With the bank hoping to move 35 percent of its 2500-odd enterprise applications into the cloud, it needed to find a better way to work with APRA.
“We needed to change the way we went about attesting to APRA of how we will look after and manage this service in AWS,” Murphy said.
“We had to think differently and we came up - not me personally, but collectively there were some good smart people in the bank - with a framework that basically replaced the need to evidence 15,000 pages worth of documentation.”
That framework is CAST.
The nature of CAST was only revealed publicly at an AWS executive forum in Sydney earlier this year - and even then, it was not presented as the way that NAB established comfort with APRA to run cloud-based workloads at scale.

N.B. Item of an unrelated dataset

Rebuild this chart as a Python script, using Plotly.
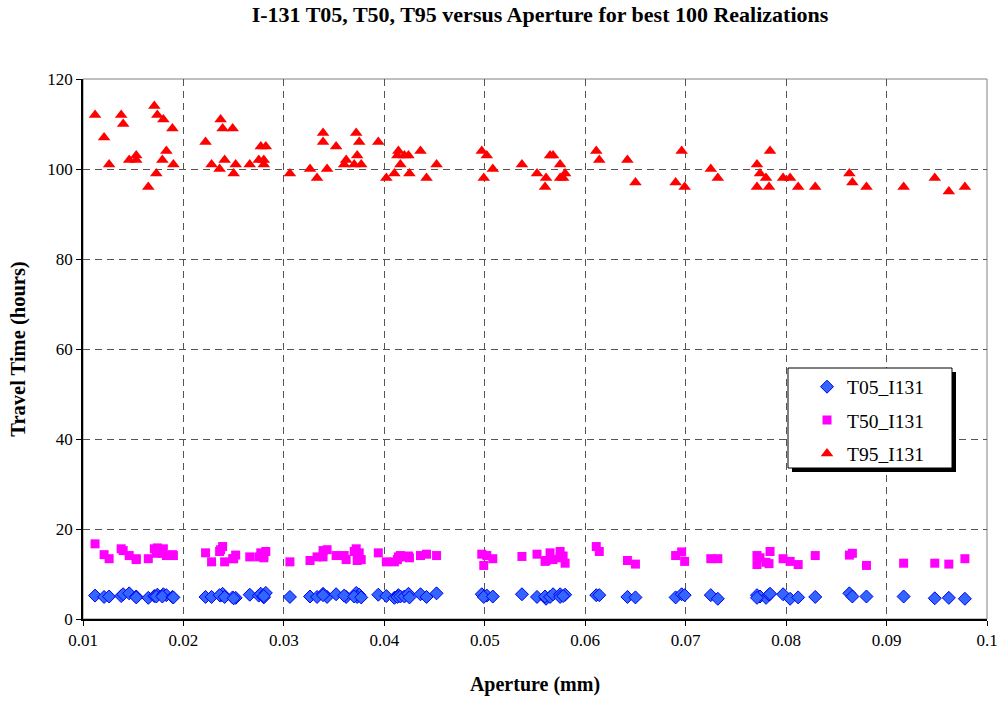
import plotly.graph_objects as go

# Aperture (mm) for each realization
aperture = [
    0.0112, 0.0121, 0.0126, 0.0138, 0.0140, 0.0146, 0.0153, 0.0153, 0.0165, 0.0171,
    0.0174, 0.0173, 0.0180, 0.0183, 0.0179, 0.0189, 0.0190,
    0.0222, 0.0237, 0.0239, 0.0249, 0.0228, 0.0236, 0.0241, 0.0252, 0.0250, 0.0266,
    0.0275, 0.0277, 0.0282, 0.0280, 0.0280,
    0.0306, 0.0326, 0.0333, 0.0343, 0.0339, 0.0339, 0.0352, 0.0362, 0.0360, 0.0372,
    0.0375, 0.0373, 0.0370, 0.0377, 0.0394, 0.0402,
    0.0410, 0.0414, 0.0413, 0.0416, 0.0420, 0.0424, 0.0425, 0.0436, 0.0442, 0.0452,
    0.0497, 0.0502, 0.0499, 0.0508, 0.0537, 0.0552, 0.0561, 0.0560, 0.0565, 0.0568,
    0.0575, 0.0580, 0.0575, 0.0578, 0.0611, 0.0614, 0.0642, 0.0650,
    0.0690, 0.0696, 0.0699, 0.0725, 0.0732, 0.0771, 0.0774, 0.0780, 0.0771, 0.0783,
    0.0784, 0.0797, 0.0804, 0.0812,
    0.0829, 0.0863, 0.0866, 0.0880, 0.0917, 0.0948, 0.0962, 0.0978,
]

t95 = [
    112, 107, 101, 112, 110, 102, 103, 102, 96, 114,
    112, 99, 111, 104, 102, 109, 101,
    106, 111, 109, 109, 101, 100, 102, 101, 99, 101,
    102, 105, 105, 102, 101,
    99, 100, 98, 100, 108, 106, 105, 102, 101, 108,
    106, 103, 101, 101, 106, 98,
    99, 104, 103, 101, 103, 103, 99, 104, 98, 101,
    104, 103, 98, 100, 101, 99, 98, 96, 103, 103,
    101, 99, 98, 98, 104, 102, 102, 97,
    97, 104, 96, 100, 98, 101, 99, 98, 96, 96,
    104, 98, 98, 96,
    96, 99, 97, 96, 96, 98, 95, 96,
]

t50 = [
    16.7, 14.3, 13.4, 15.6, 15.2, 14.1, 13.4, 13.2, 13.4, 15.6,
    15.8, 14.6, 15.6, 14.1, 14.6, 14.3, 14.1,
    14.7, 15.4, 16.1, 13.4, 12.7, 15.0, 12.7, 14.2, 13.4, 13.8,
    13.8, 14.7, 15.0, 14.0, 13.6,
    12.7, 13.0, 13.8, 15.4, 15.2, 13.8, 14.1, 13.2, 14.1, 15.6,
    14.7, 13.0, 15.0, 13.2, 14.7, 12.7,
    12.7, 13.8, 13.2, 14.1, 13.8, 14.0, 13.6, 14.1, 14.4, 14.1,
    14.4, 14.1, 11.9, 13.4, 13.9, 14.4, 13.0, 12.8, 14.7, 13.2,
    15.0, 12.4, 13.6, 14.0, 16.1, 15.0, 13.0, 12.2,
    14.1, 14.9, 12.8, 13.4, 13.4, 14.1, 13.6, 12.6, 12.1, 12.3,
    15.0, 13.4, 12.8, 12.1,
    14.1, 14.2, 14.6, 11.9, 12.4, 12.4, 12.2, 13.4,
]

t05 = [
    5.2, 4.9, 5.0, 5.1, 5.5, 5.7, 5.0, 4.8, 4.7, 5.1,
    5.4, 5.0, 5.5, 5.3, 5.0, 4.9, 4.8,
    4.9, 5.2, 5.6, 4.8, 4.9, 5.3, 4.9, 4.7, 4.6, 5.4,
    5.2, 5.6, 5.8, 4.8, 5.1,
    4.9, 5.0, 4.9, 4.9, 5.6, 5.3, 5.5, 4.9, 5.2, 5.8,
    5.4, 4.9, 5.0, 4.8, 5.4, 5.1,
    4.7, 5.3, 4.9, 5.0, 5.0, 5.6, 4.8, 5.5, 4.9, 5.7,
    5.5, 5.2, 4.9, 5.0, 5.5, 4.9, 4.5, 5.0, 4.9, 5.5,
    5.5, 5.4, 4.9, 5.1, 5.3, 5.3, 4.9, 4.8,
    4.8, 5.5, 5.3, 5.3, 4.5, 5.3, 5.0, 4.7, 4.7, 5.4,
    5.6, 5.5, 4.5, 4.8,
    4.9, 5.7, 5.0, 5.0, 5.0, 4.6, 4.7, 4.5,
]

x_tickvals = [0.01, 0.02, 0.03, 0.04, 0.05, 0.06, 0.07, 0.08, 0.09, 0.1]
x_ticktext = ["0.01", "0.02", "0.03", "0.04", "0.05", "0.06", "0.07", "0.08", "0.09", "0.1"]
y_tickvals = [0, 20, 40, 60, 80, 100, 120]

series_names = ["T05_I131", "T50_I131", "T95_I131"]

SERIF = "Liberation Serif, Times New Roman, serif"

fig = go.Figure()
fig.add_trace(go.Scatter(
    x=aperture, y=t05, mode="markers", name=series_names[0], legendgroup="a",
    marker=dict(symbol="diamond", size=10, color="#3366ff",
                line=dict(color="#0000ee", width=1)),
))
fig.add_trace(go.Scatter(
    x=aperture, y=t50, mode="markers", name=series_names[1], legendgroup="b",
    marker=dict(symbol="square", size=9, color="#ff00ff", line=dict(width=0)),
))
fig.add_trace(go.Scatter(
    x=aperture, y=t95, mode="markers", name=series_names[2], legendgroup="c",
    marker=dict(symbol="triangle-up", size=11, color="#ff0000", line=dict(width=0)),
))

L, R, T, B = 83, 14, 79, 82
W, H = 1001, 701
pw = W - L - R
ph = H - T - B

def px2paper_x(px):
    return (px - L) / pw

def px2paper_y(py):
    return (H - B - py) / ph

shapes = [
    # plot-area border (gray, top/right)
    dict(type="rect", xref="paper", yref="paper", x0=0, x1=1, y0=0, y1=1,
         line=dict(color="#808080", width=1), layer="below"),
    # legend shadow
    dict(type="rect", xref="paper", yref="paper",
         x0=px2paper_x(792), x1=px2paper_x(956), y0=px2paper_y(472), y1=px2paper_y(372),
         fillcolor="black", line=dict(width=0), layer="above"),
    # legend box
    dict(type="rect", xref="paper", yref="paper",
         x0=px2paper_x(788), x1=px2paper_x(952), y0=px2paper_y(468), y1=px2paper_y(368),
         fillcolor="white", line=dict(color="black", width=1), layer="above"),
]

fig.update_layout(
    width=W, height=H,
    margin=dict(l=L, r=R, t=T, b=B, autoexpand=False),
    paper_bgcolor="white", plot_bgcolor="white",
    font=dict(family=SERIF, size=17, color="black"),
    title=dict(text="<b>I-131 T05, T50, T95 versus Aperture for best 100 Realizations</b>",
               x=px2paper_x(540), xref="paper", xanchor="center", y=1 - 14 / H, yanchor="middle",
               font=dict(family=SERIF, size=22, color="black")),
    showlegend=True,
    legend=dict(x=px2paper_x(807), y=px2paper_y(367.5), xanchor="left", yanchor="top",
                bgcolor="rgba(0,0,0,0)", borderwidth=0,
                traceorder="grouped", tracegroupgap=5,
                font=dict(family=SERIF, size=19.5, color="black")),
    shapes=shapes,
    xaxis=dict(range=[0.01, 0.1], tickvals=x_tickvals, ticktext=x_ticktext,
               automargin=False,
               showgrid=True, gridcolor="#555555", griddash="7px,5px", gridwidth=1,
               showline=True, linecolor="black", linewidth=1.5,
               ticks="outside", ticklen=5, tickcolor="black",
               zeroline=False,
               title=dict(text="<b>Aperture (mm)</b>", font=dict(family=SERIF, size=20), standoff=28),
               tickfont=dict(family=SERIF, size=17)),
    yaxis=dict(range=[0, 120], tickvals=y_tickvals,
               automargin=False,
               showgrid=True, gridcolor="#555555", griddash="7px,5px", gridwidth=1,
               showline=True, linecolor="black", linewidth=1.5,
               ticks="outside", ticklen=5, tickcolor="black",
               zeroline=False,
               title=dict(text="<b>Travel Time (hours)</b>", font=dict(family=SERIF, size=20.5), standoff=16),
               tickfont=dict(family=SERIF, size=17)),
)

fig.write_html("out.html")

At that point, CAST was positioned as a way for the bank itself to “programmatically define how we run our workloads in the cloud” - a series of automated checks run against any cloud-bound code to ensure it complied with security controls and internal standards.
Murphy confimed that “the idea of CAST was to enable high velocity frictionless migrations of apps from an on-premises solution to the cloud.”
But, he said, “it [also] stopped us having to go to APRA for every work case.”
“It basically enabled us to bulk load and bulk submit to APRA,” he said.
“What APRA were happy about [with] CAST is that we were basically becoming self-governing, self-auditing on the level of requirements that they would expect of us ourselves.
“From a six month process, we're getting it down to effectively roughly about a week's worth of work, and a lot of what we're trying to do now is to automate [that].”
CAST ensures cloud-bound code meets certain principles and standards, using specified techniques.
The six overarching principles that CAST addresses are security, architecture, DevOps and delivery, business continuity, service management and data management.
“To give you an example, security would be a principle, event logging or security logging would be a standard, and the technique is how you evidence that by basically showing a screenshot or pointing out how you have your logs in your index in Splunk,” Murphy said.